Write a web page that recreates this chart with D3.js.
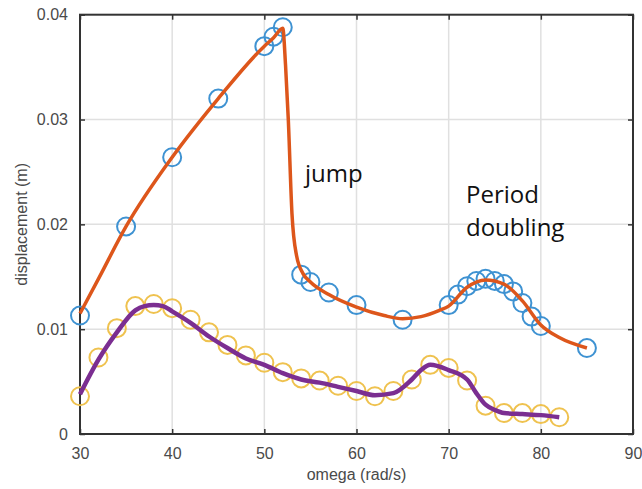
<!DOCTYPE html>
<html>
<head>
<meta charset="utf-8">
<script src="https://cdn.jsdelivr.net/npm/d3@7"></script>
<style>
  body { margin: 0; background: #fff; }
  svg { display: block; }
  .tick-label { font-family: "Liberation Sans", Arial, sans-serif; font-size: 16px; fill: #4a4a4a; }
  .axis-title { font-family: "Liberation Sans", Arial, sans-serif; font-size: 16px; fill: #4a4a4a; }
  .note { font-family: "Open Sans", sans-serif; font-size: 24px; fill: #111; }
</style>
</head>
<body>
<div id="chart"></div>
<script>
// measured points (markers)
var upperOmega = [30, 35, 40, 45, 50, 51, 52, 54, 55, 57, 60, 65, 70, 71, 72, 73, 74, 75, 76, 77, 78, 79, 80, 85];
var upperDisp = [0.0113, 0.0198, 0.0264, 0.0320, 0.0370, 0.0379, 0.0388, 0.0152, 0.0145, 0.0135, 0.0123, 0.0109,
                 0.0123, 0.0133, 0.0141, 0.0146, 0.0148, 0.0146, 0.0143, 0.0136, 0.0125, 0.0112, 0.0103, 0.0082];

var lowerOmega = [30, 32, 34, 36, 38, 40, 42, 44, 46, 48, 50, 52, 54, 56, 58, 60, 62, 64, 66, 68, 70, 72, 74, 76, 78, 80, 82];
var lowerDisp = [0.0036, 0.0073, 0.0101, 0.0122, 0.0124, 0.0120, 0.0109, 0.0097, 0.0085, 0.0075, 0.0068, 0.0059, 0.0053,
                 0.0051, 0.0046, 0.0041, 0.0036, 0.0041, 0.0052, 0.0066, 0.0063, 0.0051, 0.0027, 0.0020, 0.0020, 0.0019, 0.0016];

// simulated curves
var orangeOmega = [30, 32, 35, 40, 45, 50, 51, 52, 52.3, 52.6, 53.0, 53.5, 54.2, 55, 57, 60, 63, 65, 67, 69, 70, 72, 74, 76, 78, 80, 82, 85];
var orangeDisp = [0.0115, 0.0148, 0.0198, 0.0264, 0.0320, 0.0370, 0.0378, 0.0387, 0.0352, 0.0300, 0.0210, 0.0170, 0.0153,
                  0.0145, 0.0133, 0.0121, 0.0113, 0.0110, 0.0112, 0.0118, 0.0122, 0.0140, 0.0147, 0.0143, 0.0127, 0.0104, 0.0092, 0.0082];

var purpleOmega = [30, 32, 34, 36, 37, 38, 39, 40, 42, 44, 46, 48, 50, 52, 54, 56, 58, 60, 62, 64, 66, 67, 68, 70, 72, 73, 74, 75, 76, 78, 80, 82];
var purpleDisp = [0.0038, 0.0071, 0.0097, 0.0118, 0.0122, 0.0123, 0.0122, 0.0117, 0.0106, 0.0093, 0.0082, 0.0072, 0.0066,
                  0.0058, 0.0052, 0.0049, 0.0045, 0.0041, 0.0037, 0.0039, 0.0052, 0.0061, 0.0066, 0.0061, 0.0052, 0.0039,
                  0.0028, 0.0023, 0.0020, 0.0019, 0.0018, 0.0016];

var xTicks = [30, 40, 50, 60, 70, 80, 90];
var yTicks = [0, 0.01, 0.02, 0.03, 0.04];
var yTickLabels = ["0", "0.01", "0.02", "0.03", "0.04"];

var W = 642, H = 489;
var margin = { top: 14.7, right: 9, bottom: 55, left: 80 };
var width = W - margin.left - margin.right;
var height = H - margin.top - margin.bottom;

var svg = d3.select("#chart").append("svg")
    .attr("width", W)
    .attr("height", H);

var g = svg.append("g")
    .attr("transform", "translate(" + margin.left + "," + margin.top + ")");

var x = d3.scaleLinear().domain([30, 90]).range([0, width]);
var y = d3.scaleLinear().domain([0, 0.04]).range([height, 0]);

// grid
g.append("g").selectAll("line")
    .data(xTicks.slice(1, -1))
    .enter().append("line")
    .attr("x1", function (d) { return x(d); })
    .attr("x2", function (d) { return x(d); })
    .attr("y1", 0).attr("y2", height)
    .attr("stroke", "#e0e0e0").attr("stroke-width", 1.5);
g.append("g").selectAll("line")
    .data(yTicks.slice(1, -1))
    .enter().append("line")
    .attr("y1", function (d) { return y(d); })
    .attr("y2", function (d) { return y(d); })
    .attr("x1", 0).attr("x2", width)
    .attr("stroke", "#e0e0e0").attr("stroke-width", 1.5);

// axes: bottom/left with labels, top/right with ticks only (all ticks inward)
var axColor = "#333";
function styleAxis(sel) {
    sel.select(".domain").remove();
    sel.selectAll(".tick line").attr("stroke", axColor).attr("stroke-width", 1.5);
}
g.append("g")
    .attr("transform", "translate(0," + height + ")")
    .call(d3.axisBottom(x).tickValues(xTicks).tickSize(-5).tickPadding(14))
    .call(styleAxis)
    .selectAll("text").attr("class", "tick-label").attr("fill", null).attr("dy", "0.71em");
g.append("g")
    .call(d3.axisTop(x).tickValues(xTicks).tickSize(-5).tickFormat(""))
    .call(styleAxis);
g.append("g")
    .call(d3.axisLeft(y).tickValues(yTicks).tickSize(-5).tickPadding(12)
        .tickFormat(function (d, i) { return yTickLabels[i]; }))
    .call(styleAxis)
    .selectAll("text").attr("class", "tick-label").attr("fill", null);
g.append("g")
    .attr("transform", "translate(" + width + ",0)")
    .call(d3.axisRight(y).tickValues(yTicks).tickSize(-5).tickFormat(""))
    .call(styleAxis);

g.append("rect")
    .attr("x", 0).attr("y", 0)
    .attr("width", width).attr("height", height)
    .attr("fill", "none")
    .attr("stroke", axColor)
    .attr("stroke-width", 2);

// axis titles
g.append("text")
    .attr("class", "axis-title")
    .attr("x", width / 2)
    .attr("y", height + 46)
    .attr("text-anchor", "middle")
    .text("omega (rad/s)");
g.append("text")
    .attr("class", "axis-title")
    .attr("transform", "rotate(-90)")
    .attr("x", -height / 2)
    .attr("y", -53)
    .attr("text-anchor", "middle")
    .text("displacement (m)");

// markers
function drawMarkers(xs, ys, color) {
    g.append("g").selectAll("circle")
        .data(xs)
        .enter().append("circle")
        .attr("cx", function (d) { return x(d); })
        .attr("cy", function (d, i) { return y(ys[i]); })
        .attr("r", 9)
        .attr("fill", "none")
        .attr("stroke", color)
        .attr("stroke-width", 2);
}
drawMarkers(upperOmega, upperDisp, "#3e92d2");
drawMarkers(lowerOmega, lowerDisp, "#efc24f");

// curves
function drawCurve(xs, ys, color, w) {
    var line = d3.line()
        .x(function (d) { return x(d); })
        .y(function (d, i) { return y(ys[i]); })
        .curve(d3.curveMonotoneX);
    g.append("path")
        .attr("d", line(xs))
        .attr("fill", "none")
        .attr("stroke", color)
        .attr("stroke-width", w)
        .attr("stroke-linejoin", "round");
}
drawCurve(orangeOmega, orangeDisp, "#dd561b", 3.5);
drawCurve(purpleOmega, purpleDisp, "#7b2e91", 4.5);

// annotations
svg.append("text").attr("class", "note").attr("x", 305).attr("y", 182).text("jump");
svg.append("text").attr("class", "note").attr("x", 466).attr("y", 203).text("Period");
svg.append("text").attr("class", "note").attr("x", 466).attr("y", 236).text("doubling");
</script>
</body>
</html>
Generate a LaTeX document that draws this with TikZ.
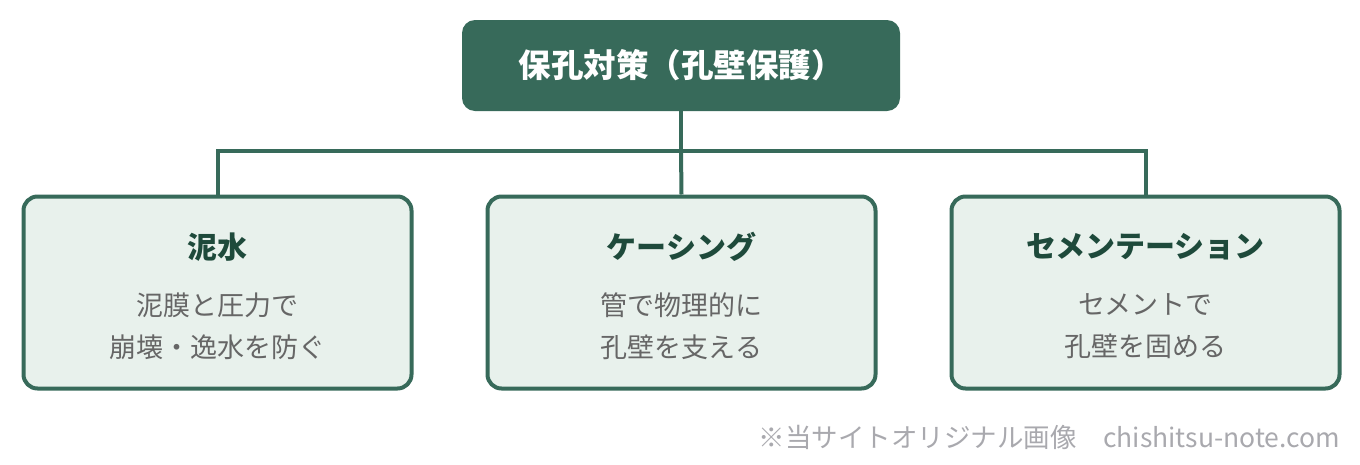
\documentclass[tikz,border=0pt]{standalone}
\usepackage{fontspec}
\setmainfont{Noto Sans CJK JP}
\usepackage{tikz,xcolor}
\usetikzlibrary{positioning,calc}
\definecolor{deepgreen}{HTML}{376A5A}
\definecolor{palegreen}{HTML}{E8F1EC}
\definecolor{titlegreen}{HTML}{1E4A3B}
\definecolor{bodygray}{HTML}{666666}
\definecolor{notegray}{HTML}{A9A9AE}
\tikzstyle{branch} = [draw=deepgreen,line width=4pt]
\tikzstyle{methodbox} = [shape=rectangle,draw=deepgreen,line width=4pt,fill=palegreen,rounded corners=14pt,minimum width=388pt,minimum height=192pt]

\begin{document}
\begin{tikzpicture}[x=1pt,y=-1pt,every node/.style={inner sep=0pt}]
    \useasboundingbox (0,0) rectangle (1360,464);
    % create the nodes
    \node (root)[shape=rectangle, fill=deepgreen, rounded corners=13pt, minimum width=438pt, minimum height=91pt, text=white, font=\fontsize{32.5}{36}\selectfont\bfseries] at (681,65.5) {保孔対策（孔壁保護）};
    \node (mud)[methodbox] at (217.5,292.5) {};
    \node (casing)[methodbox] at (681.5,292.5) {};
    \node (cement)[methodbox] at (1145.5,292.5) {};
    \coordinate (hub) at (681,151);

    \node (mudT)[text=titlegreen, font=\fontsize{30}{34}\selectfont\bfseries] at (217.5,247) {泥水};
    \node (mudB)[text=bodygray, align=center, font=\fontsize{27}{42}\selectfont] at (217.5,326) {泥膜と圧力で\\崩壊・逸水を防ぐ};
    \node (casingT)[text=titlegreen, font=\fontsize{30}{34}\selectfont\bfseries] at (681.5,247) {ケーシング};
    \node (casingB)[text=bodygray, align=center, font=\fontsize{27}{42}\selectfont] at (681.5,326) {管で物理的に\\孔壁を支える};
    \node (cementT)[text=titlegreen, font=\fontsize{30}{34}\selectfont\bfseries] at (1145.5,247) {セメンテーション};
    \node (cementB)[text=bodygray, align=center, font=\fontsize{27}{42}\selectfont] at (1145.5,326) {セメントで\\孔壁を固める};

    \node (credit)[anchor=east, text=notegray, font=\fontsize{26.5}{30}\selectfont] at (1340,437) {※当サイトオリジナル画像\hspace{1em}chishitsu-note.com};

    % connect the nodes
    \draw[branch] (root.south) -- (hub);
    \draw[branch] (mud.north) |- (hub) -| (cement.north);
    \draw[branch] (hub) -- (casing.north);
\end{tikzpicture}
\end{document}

+ + + +

• EXERCISE OBJECTIVE
Copy word for word only the lines above from the one with "Generate a LaTeX" through the one with "corners=14pt,minimum width=388pt,minimum height=192pt]". Leave pictures out.

• SOLUTION TO THIS EXERCISE
Generate a LaTeX document that draws this with TikZ.
\documentclass[tikz,border=0pt]{standalone}
\usepackage{fontspec}
\setmainfont{Noto Sans CJK JP}
\usepackage{tikz,xcolor}
\usetikzlibrary{positioning,calc}
\definecolor{deepgreen}{HTML}{376A5A}
\definecolor{palegreen}{HTML}{E8F1EC}
\definecolor{titlegreen}{HTML}{1E4A3B}
\definecolor{bodygray}{HTML}{666666}
\definecolor{notegray}{HTML}{A9A9AE}
\tikzstyle{branch} = [draw=deepgreen,line width=4pt]
\tikzstyle{methodbox} = [shape=rectangle,draw=deepgreen,line width=4pt,fill=palegreen,rounded corners=14pt,minimum width=388pt,minimum height=192pt]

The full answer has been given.